DIRECTIONS >>
Without the pictures, write out all the lines below exactly as they appear.

SUPPLIED MATERIAL >>
--- begin ---

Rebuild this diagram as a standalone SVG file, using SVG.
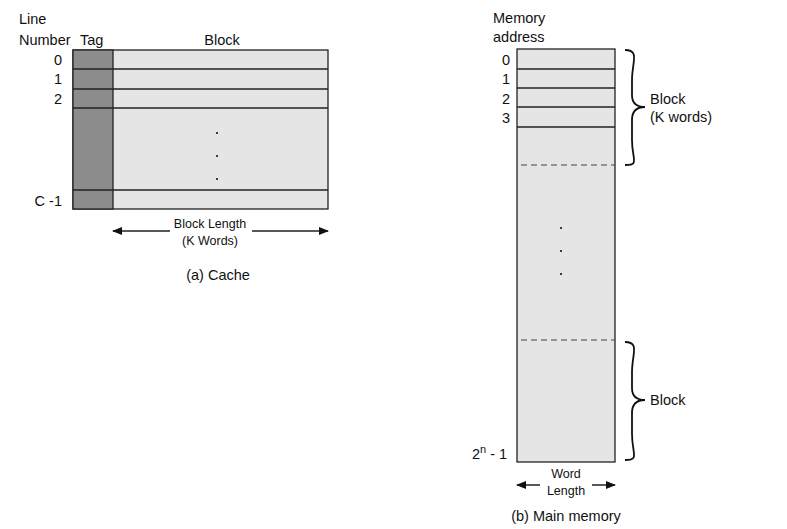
<svg xmlns="http://www.w3.org/2000/svg" width="787" height="529" viewBox="0 0 787 529">
<style>
text{font-family:"Liberation Sans",Arial,sans-serif;font-size:14.5px;fill:#111}
.s{font-size:12.5px}
.r{text-anchor:end}.m{text-anchor:middle}
.ln{stroke:#222;stroke-width:1.3;fill:none}
.d{stroke:#444;stroke-width:1.2;stroke-dasharray:6,4}
.br{stroke:#111;stroke-width:1.8;fill:none}
</style>
<defs><marker id="a" markerWidth="10" markerHeight="8" refX="9" refY="4" orient="auto-start-reverse" markerUnits="userSpaceOnUse"><path d="M0,0L10,4L0,8z" fill="#111"/></marker></defs>
<rect width="787" height="529" fill="#fff"/>
<g id="cache">
<rect x="73" y="50" width="255" height="159" fill="#e5e5e5" stroke="#222" stroke-width="1.3"/>
<rect x="73" y="50" width="40" height="159" fill="#8c8c8c" stroke="#222" stroke-width="1.3"/>
<path class="ln" d="M73,69H328M73,89H328M73,108H328M73,190H328"/>
<circle cx="217" cy="133" r="1.1" fill="#111"/><circle cx="217" cy="156" r="1.1" fill="#111"/><circle cx="217" cy="179" r="1.1" fill="#111"/>
<text x="19" y="24">Line</text><text x="19" y="45">Number</text><text x="80" y="45">Tag</text><text x="222" y="45" class="m">Block</text>
<text x="62" y="65" class="r">0</text><text x="62" y="84" class="r">1</text><text x="62" y="104" class="r">2</text><text x="62" y="206" class="r">C -1</text>
<text x="210" y="228" class="m s">Block Length</text><text x="210" y="245" class="m s">(K Words)</text>
<text x="218" y="280" class="m">(a) Cache</text>
</g>
<g id="memory">
<rect x="517" y="49" width="98" height="413" fill="#e5e5e5" stroke="#222" stroke-width="1.3"/>
<path class="ln" d="M517,69H615M517,88H615M517,107H615M517,127H615"/>
<path class="d" d="M521,165H615M521,340H615"/>
<circle cx="561" cy="228" r="1.1" fill="#111"/><circle cx="561" cy="251" r="1.1" fill="#111"/><circle cx="561" cy="274" r="1.1" fill="#111"/>
<text x="493" y="23">Memory</text><text x="493" y="42">address</text>
<text x="510" y="65" class="r">0</text><text x="510" y="84" class="r">1</text><text x="510" y="104" class="r">2</text><text x="510" y="123" class="r">3</text>
<text x="472" y="459">2<tspan dy="-6" font-size="11">n</tspan><tspan dy="6"> - 1</tspan></text>
<path class="br" d="M625,50C640,50 632,62 632,80V95C632,104 638,107 645,107C638,107 632,110 632,120V140C632,160 640,165 625,165"/>
<path class="br" d="M625,342C640,342 632,354 632,372V388C632,397 638,400 645,400C638,400 632,403 632,413V434C632,454 640,460 625,460"/>
<text x="650" y="104">Block</text><text x="650" y="122">(K words)</text><text x="650" y="405">Block</text>
<text x="566" y="478" class="m s">Word</text><text x="566" y="495" class="m s">Length</text>
<text x="566" y="521" class="m">(b) Main memory</text>
</g>
<g id="connectors">
<path class="ln" d="M113,231H170M252,231H328" marker-start="url(#a)" marker-end="url(#a)" stroke="#111"/>
<path class="ln" d="M517,485H540M592,485H615" marker-start="url(#a)" marker-end="url(#a)" stroke="#111"/>
</g>
</svg>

--- end ---

CORRECT RESULT >>
Rebuild this diagram as a standalone SVG file, using SVG.
<svg xmlns="http://www.w3.org/2000/svg" width="787" height="529" viewBox="0 0 787 529">
<style>
text{font-family:"Liberation Sans",Arial,sans-serif;font-size:14.5px;fill:#111}
.s{font-size:12.5px}
.r{text-anchor:end}.m{text-anchor:middle}
.ln{stroke:#222;stroke-width:1.3;fill:none}
.d{stroke:#444;stroke-width:1.2;stroke-dasharray:6,4}
.br{stroke:#111;stroke-width:1.8;fill:none}
</style>
<defs><marker id="a" markerWidth="10" markerHeight="8" refX="9" refY="4" orient="auto-start-reverse" markerUnits="userSpaceOnUse"><path d="M0,0L10,4L0,8z" fill="#111"/></marker></defs>
<rect width="787" height="529" fill="#fff"/>
<g id="cache">
<rect x="73" y="50" width="255" height="159" fill="#e5e5e5" stroke="#222" stroke-width="1.3"/>
<rect x="73" y="50" width="40" height="159" fill="#8c8c8c" stroke="#222" stroke-width="1.3"/>
<path class="ln" d="M73,69H328M73,89H328M73,108H328M73,190H328"/>
<circle cx="217" cy="133" r="1.1" fill="#111"/><circle cx="217" cy="156" r="1.1" fill="#111"/><circle cx="217" cy="179" r="1.1" fill="#111"/>
<text x="19" y="24">Line</text><text x="19" y="45">Number</text><text x="80" y="45">Tag</text><text x="222" y="45" class="m">Block</text>
<text x="62" y="65" class="r">0</text><text x="62" y="84" class="r">1</text><text x="62" y="104" class="r">2</text><text x="62" y="206" class="r">C -1</text>
<text x="210" y="228" class="m s">Block Length</text><text x="210" y="245" class="m s">(K Words)</text>
<text x="218" y="280" class="m">(a) Cache</text>
</g>
<g id="memory">
<rect x="517" y="49" width="98" height="413" fill="#e5e5e5" stroke="#222" stroke-width="1.3"/>
<path class="ln" d="M517,69H615M517,88H615M517,107H615M517,127H615"/>
<path class="d" d="M521,165H615M521,340H615"/>
<circle cx="561" cy="228" r="1.1" fill="#111"/><circle cx="561" cy="251" r="1.1" fill="#111"/><circle cx="561" cy="274" r="1.1" fill="#111"/>
<text x="493" y="23">Memory</text><text x="493" y="42">address</text>
<text x="510" y="65" class="r">0</text><text x="510" y="84" class="r">1</text><text x="510" y="104" class="r">2</text><text x="510" y="123" class="r">3</text>
<text x="472" y="459">2<tspan dy="-6" font-size="11">n</tspan><tspan dy="6"> - 1</tspan></text>
<path class="br" d="M625,50C640,50 632,62 632,80V95C632,104 638,107 645,107C638,107 632,110 632,120V140C632,160 640,165 625,165"/>
<path class="br" d="M625,342C640,342 632,354 632,372V388C632,397 638,400 645,400C638,400 632,403 632,413V434C632,454 640,460 625,460"/>
<text x="650" y="104">Block</text><text x="650" y="122">(K words)</text><text x="650" y="405">Block</text>
<text x="566" y="478" class="m s">Word</text><text x="566" y="495" class="m s">Length</text>
<text x="566" y="521" class="m">(b) Main memory</text>
</g>
<g id="connectors">
<path class="ln" d="M113,231H170M252,231H328" marker-start="url(#a)" marker-end="url(#a)" stroke="#111"/>
<path class="ln" d="M517,485H540M592,485H615" marker-start="url(#a)" marker-end="url(#a)" stroke="#111"/>
</g>
</svg>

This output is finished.